** START OF WORKING DATA **

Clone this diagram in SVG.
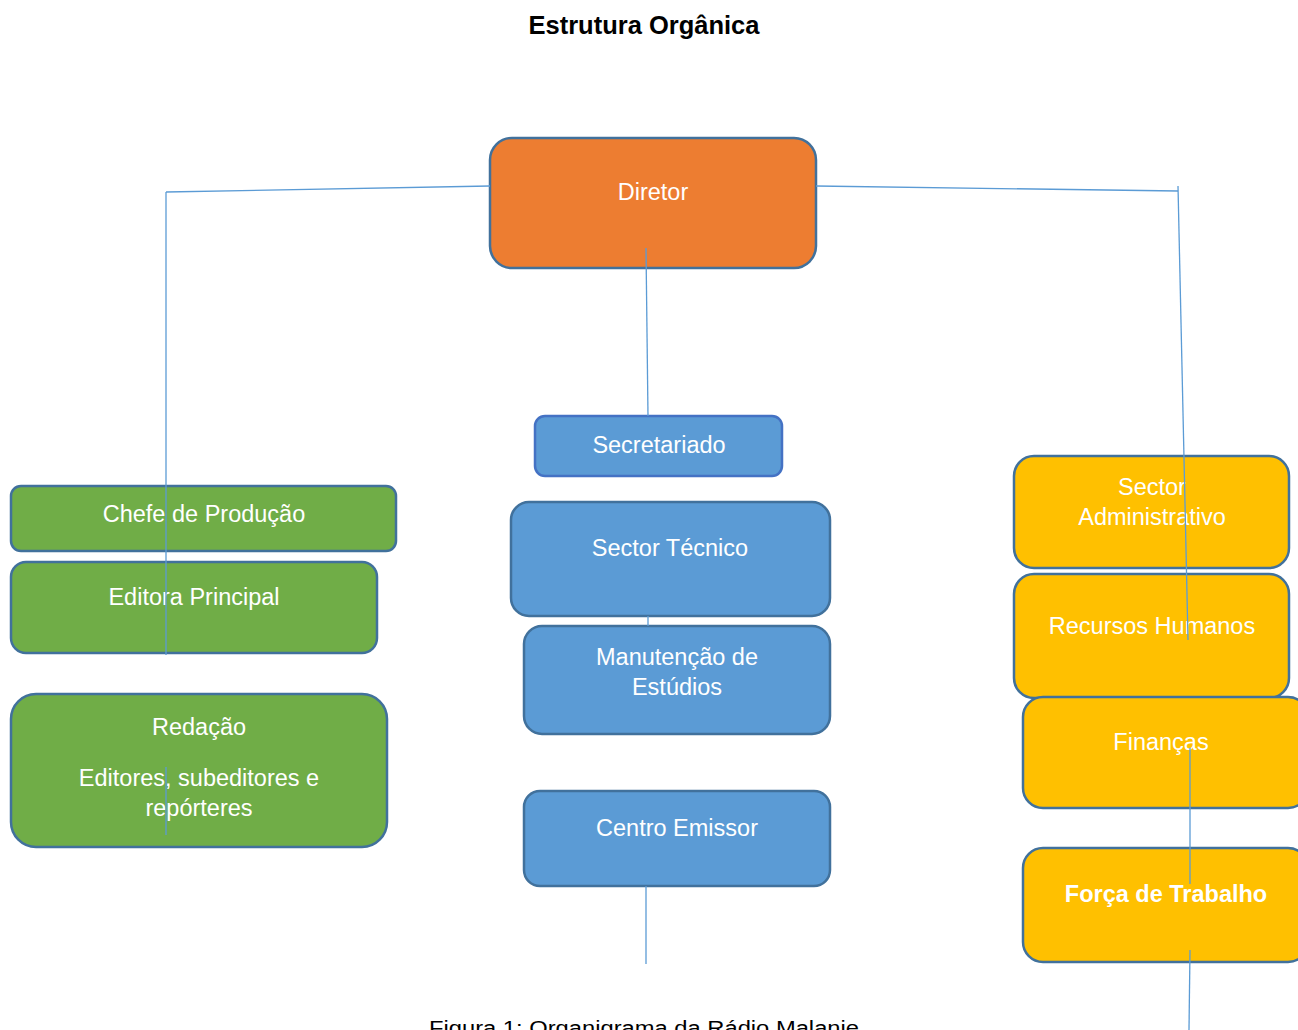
<svg xmlns="http://www.w3.org/2000/svg" width="1298" height="1030" viewBox="0 0 1298 1030">
<style>
.node{stroke:#41719C;stroke-width:2.5}
.org{fill:#ED7D31}
.blu{fill:#5B9BD5}
.grn{fill:#70AD47}
.yel{fill:#FFC000}
.t{font-family:"Liberation Sans",Arial,sans-serif;font-size:23.5px;fill:#FFFFFF;text-anchor:middle}
.b{font-weight:bold}
.conn line{stroke:#5B9BD5;stroke-width:1.3;fill:none}
</style>
<rect width="1298" height="1030" fill="#FFFFFF"/>
<text x="644" y="34" font-family="'Liberation Sans',Arial,sans-serif" font-size="25.5" font-weight="bold" fill="#000" text-anchor="middle">Estrutura Orgânica</text>

<g id="n-diretor"><rect class="node org" x="490" y="138" width="326" height="130" rx="22"/><text class="t" x="653" y="200">Diretor</text></g>
<g id="n-secretariado"><rect class="node blu" x="535" y="416" width="247" height="60" rx="10" style="stroke:#4472C4"/><text class="t" x="659" y="453">Secretariado</text></g>
<g id="n-tecnico"><rect class="node blu" x="511" y="502" width="319" height="114" rx="18"/><text class="t" x="670" y="556">Sector Técnico</text></g>
<g id="n-manutencao"><rect class="node blu" x="524" y="626" width="306" height="108" rx="18"/><text class="t" x="677" y="665">Manutenção de</text><text class="t" x="677" y="695">Estúdios</text></g>
<g id="n-emissor"><rect class="node blu" x="524" y="791" width="306" height="95" rx="16"/><text class="t" x="677" y="836">Centro Emissor</text></g>

<g id="n-chefe"><rect class="node grn" x="11" y="486" width="385" height="65" rx="10"/><text class="t" x="204" y="522">Chefe de Produção</text></g>
<g id="n-editora"><rect class="node grn" x="11" y="562" width="366" height="91" rx="15"/><text class="t" x="194" y="605">Editora Principal</text></g>
<g id="n-redacao"><rect class="node grn" x="11" y="694" width="376" height="153" rx="25"/><text class="t" x="199" y="735">Redação</text><text class="t" x="199" y="786">Editores, subeditores e</text><text class="t" x="199" y="816">repórteres</text></g>

<g id="n-admin"><rect class="node yel" x="1014" y="456" width="275" height="112" rx="20"/><text class="t" x="1152" y="495">Sector</text><text class="t" x="1152" y="525">Administrativo</text></g>
<g id="n-rh"><rect class="node yel" x="1014" y="574" width="275" height="124" rx="20"/><text class="t" x="1152" y="634">Recursos Humanos</text></g>
<g id="n-financas"><rect class="node yel" x="1023" y="697" width="285" height="111" rx="20"/><text class="t" x="1161" y="750">Finanças</text></g>
<g id="n-forca"><rect class="node yel" x="1023" y="848" width="285" height="114" rx="20"/><text class="t b" x="1166" y="902">Força de Trabalho</text></g>

<g id="connectors" class="conn">
<line x1="490" y1="186" x2="166" y2="192"/>
<line x1="166" y1="192" x2="166" y2="655"/>
<line x1="166" y1="767" x2="166" y2="835"/>
<line x1="816" y1="186" x2="1178" y2="191"/>
<line x1="1178" y1="186" x2="1188" y2="640"/>
<line x1="1190" y1="748" x2="1190" y2="884"/>
<line x1="1190" y1="950" x2="1189" y2="1030"/>
<line x1="646" y1="248" x2="648" y2="416"/>
<line x1="648" y1="616" x2="648" y2="626"/>
<line x1="646" y1="886" x2="646" y2="964"/>
</g>

<text x="429" y="1035" font-family="'Liberation Sans',Arial,sans-serif" font-size="20" fill="#000" textLength="430" lengthAdjust="spacingAndGlyphs">Figura 1: Organigrama da Rádio Malanje</text>
</svg>
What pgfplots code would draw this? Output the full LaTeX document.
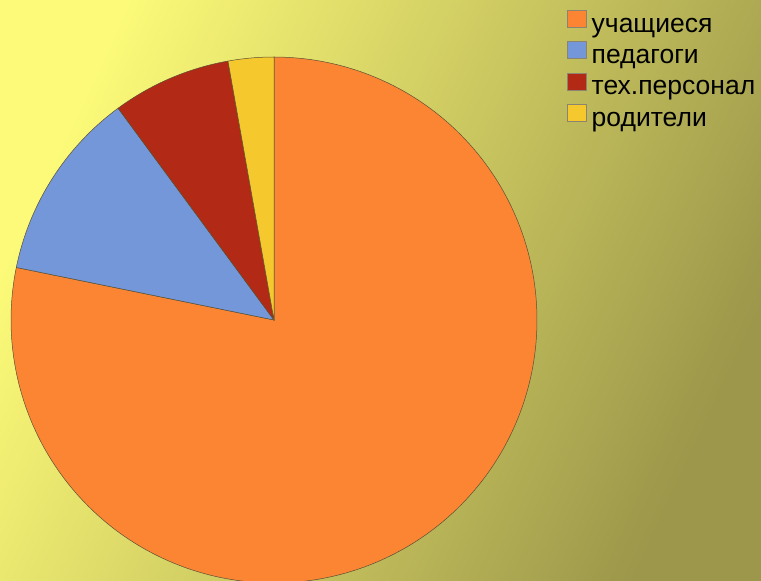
\documentclass[border=0pt]{standalone}
\usepackage{pgfplots}
\pgfplotsset{compat=1.18}
\usepackage{fontspec}
\setmainfont{Liberation Sans}
\definecolor{cOrange}{RGB}{252,133,52}
\definecolor{cBlue}{RGB}{116,151,217}
\definecolor{cRed}{RGB}{178,42,22}
\definecolor{cYellow}{RGB}{245,200,45}
\definecolor{bgA}{RGB}{252,250,120}
\definecolor{bgB}{RGB}{208,206,96}
\definecolor{bgC}{RGB}{156,151,74}
\definecolor{edge}{RGB}{90,80,50}
% slice values (%)
\def\vA{78.2}\def\vB{11.7}\def\vC{7.3}\def\vD{2.8}
\pgfmathsetmacro{\aA}{90}
\pgfmathsetmacro{\aB}{\aA-3.6*\vA}
\pgfmathsetmacro{\aC}{\aB-3.6*\vB}
\pgfmathsetmacro{\aD}{\aC-3.6*\vC}
\pgfmathsetmacro{\aE}{\aD-3.6*\vD}
\begin{document}
\begin{tikzpicture}[x=1pt,y=1pt]
\shade[left color=bgA, middle color=bgB, right color=bgC, shading angle=65] (0,0) rectangle (761,581);
\begin{axis}[at={(0,0)}, anchor=south west, scale only axis, width=761pt, height=581pt,
  xmin=0, xmax=761, ymin=0, ymax=581, hide axis, clip=true,
  legend style={draw=none, fill=none, at={(axis cs:567,571)}, anchor=north west,
    font=\fontsize{26.5}{30}\selectfont, inner sep=0pt,
    nodes={inner ysep=4pt, inner xsep=3pt, text height=17pt, text depth=5pt}},
  legend cell align=left,
  legend image code/.code={\draw[#1, draw=edge!70, line width=0.5pt] (0pt,-1pt) rectangle (19pt,16pt);},
  ]
\addplot[fill=cOrange, draw=edge, line width=0.5pt, domain=\aA:\aB, samples=200] ({274+263*cos(x)},{261+263*sin(x)}) -- (axis cs:274,261) -- cycle;
\addlegendentry{\hspace{2pt}учащиеся}
\addplot[fill=cBlue, draw=edge, line width=0.5pt, domain=\aB:\aC, samples=60] ({274+263*cos(x)},{261+263*sin(x)}) -- (axis cs:274,261) -- cycle;
\addlegendentry{\hspace{2pt}педагоги}
\addplot[fill=cRed, draw=edge, line width=0.5pt, domain=\aC:\aD, samples=40] ({274+263*cos(x)},{261+263*sin(x)}) -- (axis cs:274,261) -- cycle;
\addlegendentry{\hspace{2pt}тех.персонал}
\addplot[fill=cYellow, draw=edge, line width=0.5pt, domain=\aD:\aE, samples=20] ({274+263*cos(x)},{261+263*sin(x)}) -- (axis cs:274,261) -- cycle;
\addlegendentry{\hspace{2pt}родители}
\end{axis}
\end{tikzpicture}
\end{document}
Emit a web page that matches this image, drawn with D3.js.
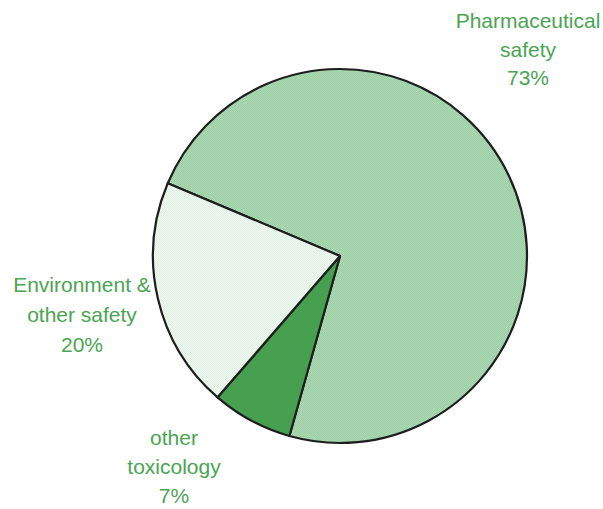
<!DOCTYPE html>
<html>
<head>
<meta charset="utf-8">
<script src="https://cdn.jsdelivr.net/npm/d3@7"></script>
<style>
  html, body { margin: 0; padding: 0; background: #fff; }
  svg { display: block; }
  text { font-family: "Liberation Sans", Arial, sans-serif; }
</style>
</head>
<body>
<svg id="chart" width="603" height="509"></svg>
<script>
// Share of studies by field
const categories = ["Pharmaceutical safety", "other toxicology", "Environment & other safety"];
const shares = [73, 7, 20];
const labelLines = [
  ["Pharmaceutical", "safety", "73%"],
  ["other", "toxicology", "7%"],
  ["Environment &", "other safety", "20%"]
];

const svg = d3.select("#chart");
const cx = 340, cy = 256, radius = 187;

// Fine dotted fills for the slices
const defs = svg.append("defs");
function checker(id, a, b) {
  const p = defs.append("pattern")
    .attr("id", id).attr("width", 2).attr("height", 2)
    .attr("patternUnits", "userSpaceOnUse");
  p.append("rect").attr("width", 2).attr("height", 2).attr("fill", a);
  p.append("rect").attr("width", 1).attr("height", 1).attr("fill", b);
  p.append("rect").attr("x", 1).attr("y", 1).attr("width", 1).attr("height", 1).attr("fill", b);
}
checker("pharmaFill", "#acd8b4", "#9bcea4");
checker("envFill", "#eef7f0", "#e0f0e3");

const fills = ["url(#pharmaFill)", "#47a04f", "url(#envFill)"];

const startAngle = -67.1 * Math.PI / 180;
const pie = d3.pie().sort(null)
  .startAngle(startAngle)
  .endAngle(startAngle + 2 * Math.PI)
  .value(d => d);

const arc = d3.arc().innerRadius(0).outerRadius(radius);

const g = svg.append("g").attr("transform", `translate(${cx},${cy})`);

g.selectAll("path.slice")
  .data(pie(shares))
  .join("path")
  .attr("class", "slice")
  .attr("d", arc)
  .attr("fill", (d, i) => fills[i])
  .attr("stroke", "#1e1e1e")
  .attr("stroke-width", 2.2)
  .attr("stroke-linejoin", "round");

// Labels placed around the pie
const labelPos = [
  { x: 528, y: 28 },
  { x: 174, y: 445 },
  { x: 82, y: 292 }
];
const lineGap = [28.5, 29, 30];

labelLines.forEach((lines, i) => {
  const t = svg.append("text")
    .attr("text-anchor", "middle")
    .attr("fill", "#4aa552")
    .attr("font-size", 21);
  lines.forEach((ln, k) => {
    t.append("tspan")
      .attr("x", labelPos[i].x)
      .attr("y", labelPos[i].y + k * lineGap[i])
      .text(ln);
  });
});
</script>
</body>
</html>
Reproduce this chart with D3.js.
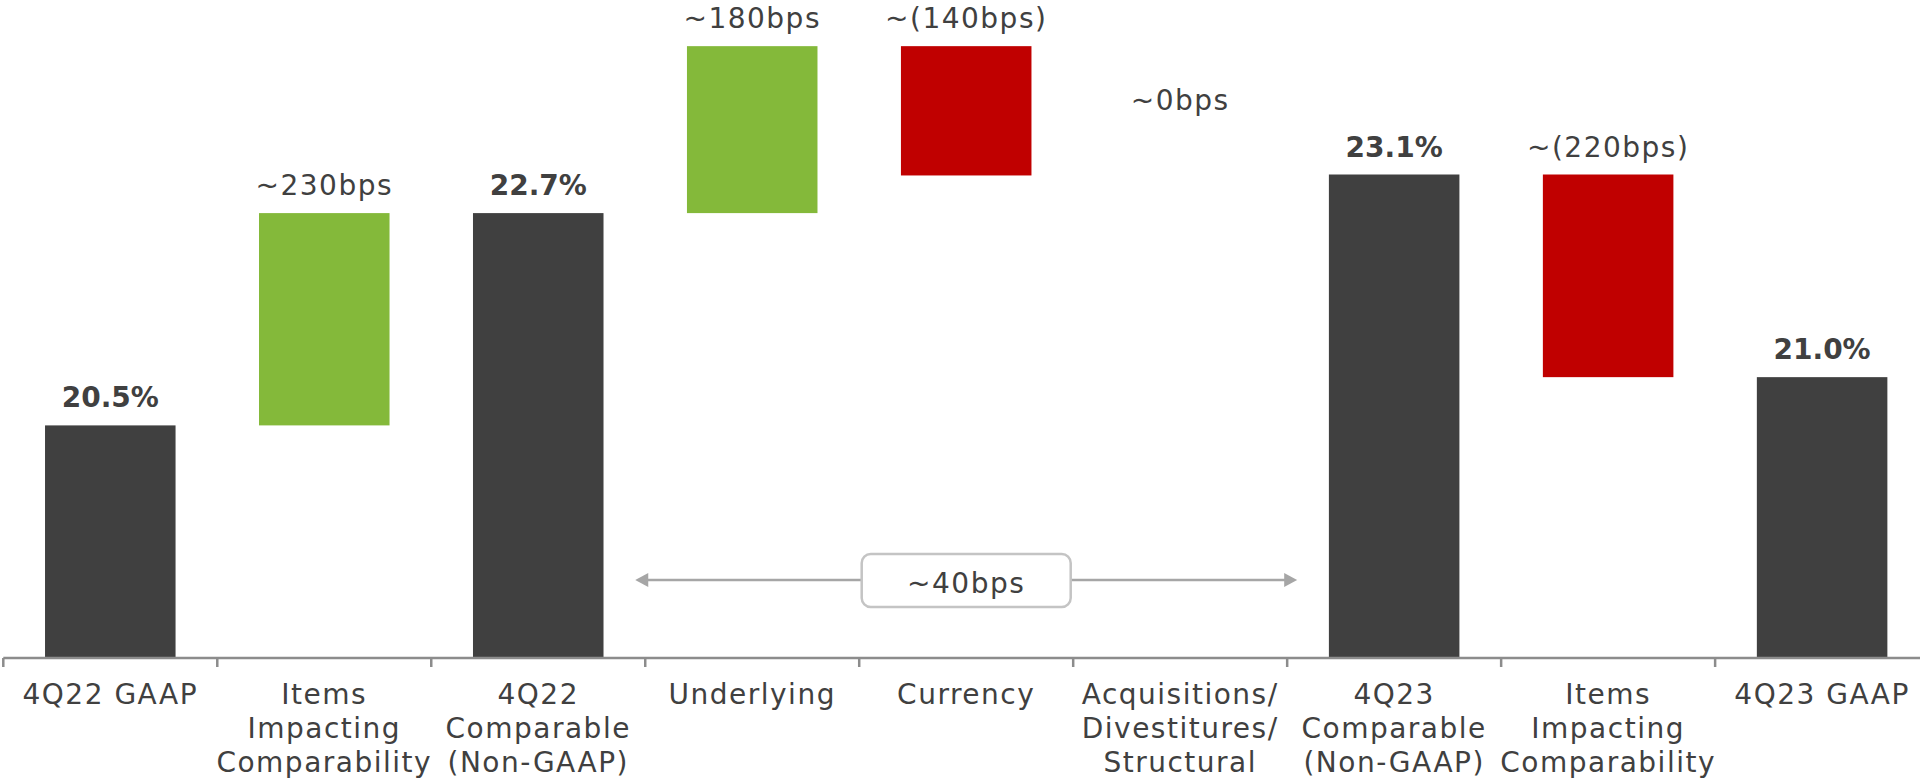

** END OF WORKING DATA **

Identify each line holding the string "image", and copy it out.

◆ **WRITTEN ANSWER**:
  legend image code/.code={\draw[#1, draw=edge!70, line width=0.5pt] (0pt,-1pt) rectangle (19pt,16pt);},
Emit a web page that matches this image, drawn with D3.js.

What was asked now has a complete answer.